START Data extract

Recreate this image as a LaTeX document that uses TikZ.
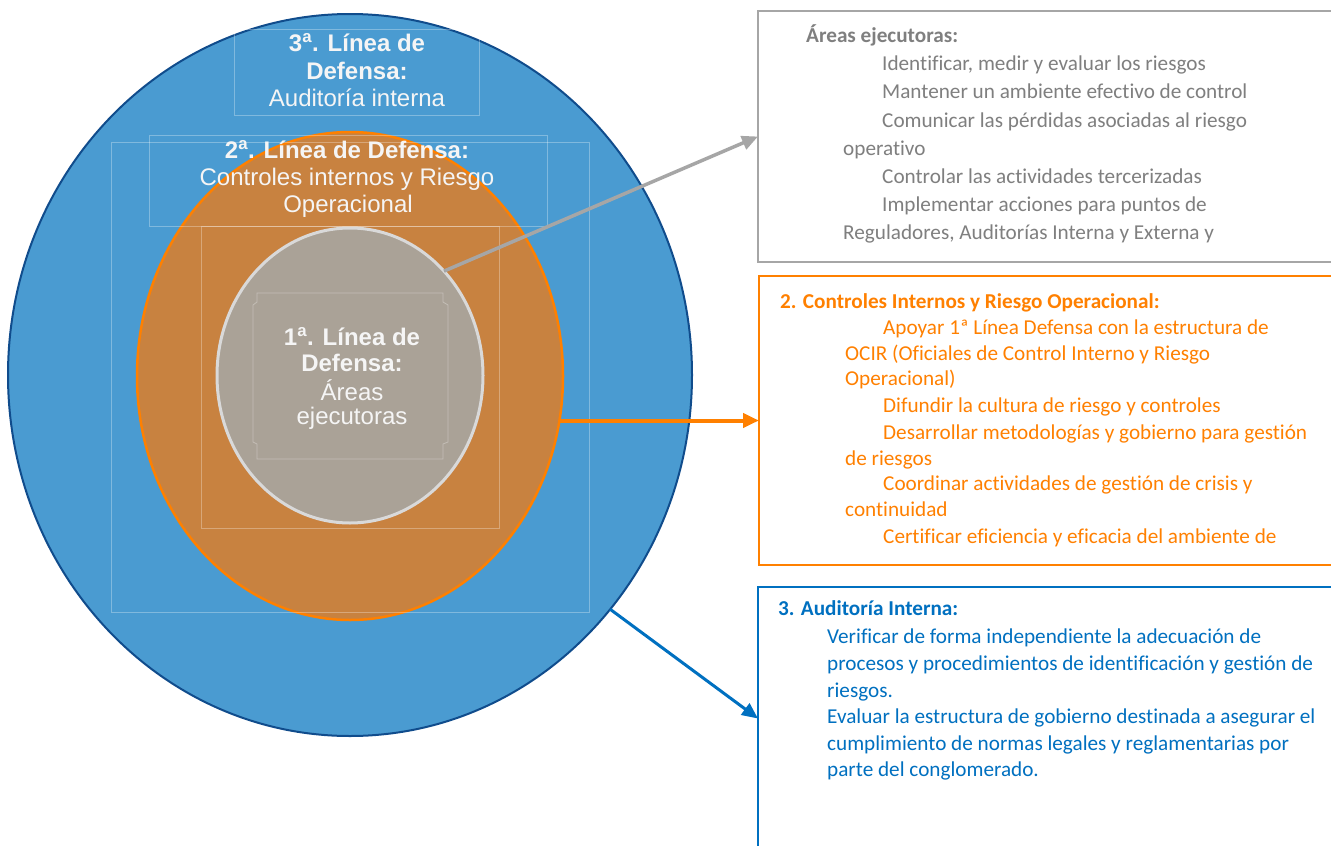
\documentclass[tikz,border=0pt]{standalone}
\usepackage{fontspec}
\setmainfont{Liberation Sans}
\newfontfamily\calib[Ligatures=NoCommon]{Carlito}
\usetikzlibrary{arrows.meta,shapes.geometric}
\definecolor{bluefill}{RGB}{74,155,209}
\definecolor{blueedge}{RGB}{16,76,140}
\definecolor{orangefill}{RGB}{200,130,64}
\definecolor{orangeedge}{RGB}{255,128,0}
\definecolor{grayfill}{RGB}{170,162,151}
\definecolor{grayedge}{RGB}{217,217,217}
\definecolor{boxgray}{RGB}{166,166,166}
\definecolor{txtgray}{RGB}{127,127,127}
\definecolor{boxorange}{RGB}{255,128,0}
\definecolor{boxblue}{RGB}{0,112,192}
\begin{document}
\begin{tikzpicture}[x=1pt,y=-1pt,
  ring/.style={ellipse,inner sep=0pt,outer sep=0pt},
  circtxt/.style={anchor=base,inner sep=0pt,text=white!96!black,font=\fontsize{24}{27}\selectfont},
  circbold/.style={anchor=base,inner sep=0pt,text=white!96!black,font=\fontsize{24}{27}\selectfont\bfseries},
  boxline/.style={anchor=base west,inner sep=0pt,font=\calib\fontsize{21.2}{26}\selectfont},
  boxtitle/.style={anchor=base west,inner sep=0pt,font=\calib\fontsize{21.2}{26}\selectfont\bfseries},
  infobox/.style={rectangle,anchor=north west,inner sep=0pt,outer sep=0pt,fill=white},
  faint/.style={draw=white,draw opacity=0.3,line width=0.8pt},
  conn/.style={line width=3.5pt,-{Triangle[length=16pt,width=14pt]}}]
\useasboundingbox (0,0) rectangle (1331,846);

% concentric ellipses
\node[ring,draw=blueedge,line width=2pt,fill=bluefill,minimum width=684pt,minimum height=722pt] (be) at (350,375) {};
\node[ring,draw=orangeedge,line width=2.5pt,fill=orangefill,minimum width=426pt,minimum height=488pt] (oe) at (350,376) {};
\node[ring,draw=grayedge,line width=3pt,fill=grayfill,minimum width=266pt,minimum height=295pt] (ge) at (350,375.5) {};

% faint placeholder frames
\draw[faint] (234,29) rectangle (479,115);
\draw[faint] (111,142) rectangle (589,612);
\draw[faint] (149,135) rectangle (547,226);
\draw[faint] (201,226) rectangle (499,528);
\draw[faint] (257,293) -- (443,293) -- (443,302) -- (448,305) -- (448,442) -- (443,444) -- (443,459)
  -- (257,459) -- (257,444) -- (253,442) -- (253,305) -- (257,302) -- cycle;

% circle labels
\node[circbold] (t3a) at (357,51.5) {3\textsuperscript{a}. Línea de};
\node[circbold] (t3b) at (357,79.5) {Defensa:};
\node[circtxt]  (t3c) at (357,106.5) {Auditoría interna};
\node[circbold] (t2a) at (347,158.5) {2\textsuperscript{a}. Línea de Defensa:};
\node[circtxt]  (t2b) at (347,185.5) {Controles internos y Riesgo};
\node[circtxt]  (t2c) at (348,212.5) {Operacional};
\node[circbold] (t1a) at (352,345.5) {1\textsuperscript{a}. Línea de};
\node[circbold] (t1b) at (352,371.5) {Defensa:};
\node[circtxt]  (t1c) at (352,400.5) {Áreas};
\node[circtxt]  (t1d) at (352,424.5) {ejecutoras};

% information boxes
\node[infobox,draw=boxgray,line width=2pt,minimum width=600pt,minimum height=251pt] (gbox) at (758,11) {};
\node[infobox,draw=boxorange,line width=2.5pt,minimum width=600pt,minimum height=289pt] (obox) at (759,276) {};
\node[infobox,draw=boxblue,line width=2.5pt,minimum width=600pt,minimum height=263pt] (bbox) at (758,587) {};

\begin{scope}[text=txtgray]
\node[boxtitle] (g0) at (806,42) {Áreas ejecutoras:};
\node[boxline] (g1) at (882,70) {Identificar, medir y evaluar los riesgos};
\node[boxline] (g2) at (882,98) {Mantener un ambiente efectivo de control};
\node[boxline] (g3) at (882,127) {Comunicar las pérdidas asociadas al riesgo};
\node[boxline] (g4) at (843,155) {operativo};
\node[boxline] (g5) at (882,183) {Controlar las actividades tercerizadas};
\node[boxline] (g6) at (882,211) {Implementar acciones para puntos de};
\node[boxline] (g7) at (843,239) {Reguladores, Auditorías Interna y Externa y};
\end{scope}

\begin{scope}[text=boxorange]
\node[boxtitle] (o0) at (780,308) {2. Controles Internos y Riesgo Operacional:};
\node[boxline] (o1) at (883,334) {Apoyar 1ª Línea Defensa con la estructura de};
\node[boxline] (o2) at (845,360) {OCIR (Oficiales de Control Interno y Riesgo};
\node[boxline] (o3) at (845,385) {Operacional)};
\node[boxline] (o4) at (883,412) {Difundir la cultura de riesgo y controles};
\node[boxline] (o5) at (883,439) {Desarrollar metodologías y gobierno para gestión};
\node[boxline] (o6) at (845,465) {de riesgos};
\node[boxline] (o7) at (883,490) {Coordinar actividades de gestión de crisis y};
\node[boxline] (o8) at (845,516) {continuidad};
\node[boxline] (o9) at (883,543) {Certificar eficiencia y eficacia del ambiente de};
\end{scope}

\begin{scope}[text=boxblue]
\node[boxtitle] (b0) at (778,615) {3. Auditoría Interna:};
\node[boxline] (b1) at (827,643) {Verificar de forma independiente la adecuación de};
\node[boxline] (b2) at (827,670) {procesos y procedimientos de identificación y gestión de};
\node[boxline] (b3) at (827,697) {riesgos.};
\node[boxline] (b4) at (827,723) {Evaluar la estructura de gobierno destinada a asegurar el};
\node[boxline] (b5) at (827,750) {cumplimiento de normas legales y reglamentarias por};
\node[boxline] (b6) at (827,776) {parte del conglomerado.};
\end{scope}

% connectors
\draw[conn,draw=boxgray,fill=boxgray] (ge.48) -- (gbox.west);
\draw[conn,draw=boxorange,fill=boxorange,line width=4pt] (obox.west -| oe.-11.9) -- (obox.west);
\draw[conn,draw=boxblue,fill=boxblue,line width=3pt] (be.-42.1) -- (bbox.west);
\end{tikzpicture}
\end{document}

END Data extract

Exercise goal ->
The lines from the top of the data above through the one holding "width=266pt,minimum height=295pt] (ge)" are to be repeated exactly, and only those, with no pictures.

Problem solution ->
Recreate this image as a LaTeX document that uses TikZ.
\documentclass[tikz,border=0pt]{standalone}
\usepackage{fontspec}
\setmainfont{Liberation Sans}
\newfontfamily\calib[Ligatures=NoCommon]{Carlito}
\usetikzlibrary{arrows.meta,shapes.geometric}
\definecolor{bluefill}{RGB}{74,155,209}
\definecolor{blueedge}{RGB}{16,76,140}
\definecolor{orangefill}{RGB}{200,130,64}
\definecolor{orangeedge}{RGB}{255,128,0}
\definecolor{grayfill}{RGB}{170,162,151}
\definecolor{grayedge}{RGB}{217,217,217}
\definecolor{boxgray}{RGB}{166,166,166}
\definecolor{txtgray}{RGB}{127,127,127}
\definecolor{boxorange}{RGB}{255,128,0}
\definecolor{boxblue}{RGB}{0,112,192}
\begin{document}
\begin{tikzpicture}[x=1pt,y=-1pt,
  ring/.style={ellipse,inner sep=0pt,outer sep=0pt},
  circtxt/.style={anchor=base,inner sep=0pt,text=white!96!black,font=\fontsize{24}{27}\selectfont},
  circbold/.style={anchor=base,inner sep=0pt,text=white!96!black,font=\fontsize{24}{27}\selectfont\bfseries},
  boxline/.style={anchor=base west,inner sep=0pt,font=\calib\fontsize{21.2}{26}\selectfont},
  boxtitle/.style={anchor=base west,inner sep=0pt,font=\calib\fontsize{21.2}{26}\selectfont\bfseries},
  infobox/.style={rectangle,anchor=north west,inner sep=0pt,outer sep=0pt,fill=white},
  faint/.style={draw=white,draw opacity=0.3,line width=0.8pt},
  conn/.style={line width=3.5pt,-{Triangle[length=16pt,width=14pt]}}]
\useasboundingbox (0,0) rectangle (1331,846);

% concentric ellipses
\node[ring,draw=blueedge,line width=2pt,fill=bluefill,minimum width=684pt,minimum height=722pt] (be) at (350,375) {};
\node[ring,draw=orangeedge,line width=2.5pt,fill=orangefill,minimum width=426pt,minimum height=488pt] (oe) at (350,376) {};
\node[ring,draw=grayedge,line width=3pt,fill=grayfill,minimum width=266pt,minimum height=295pt] (ge) at (350,375.5) {};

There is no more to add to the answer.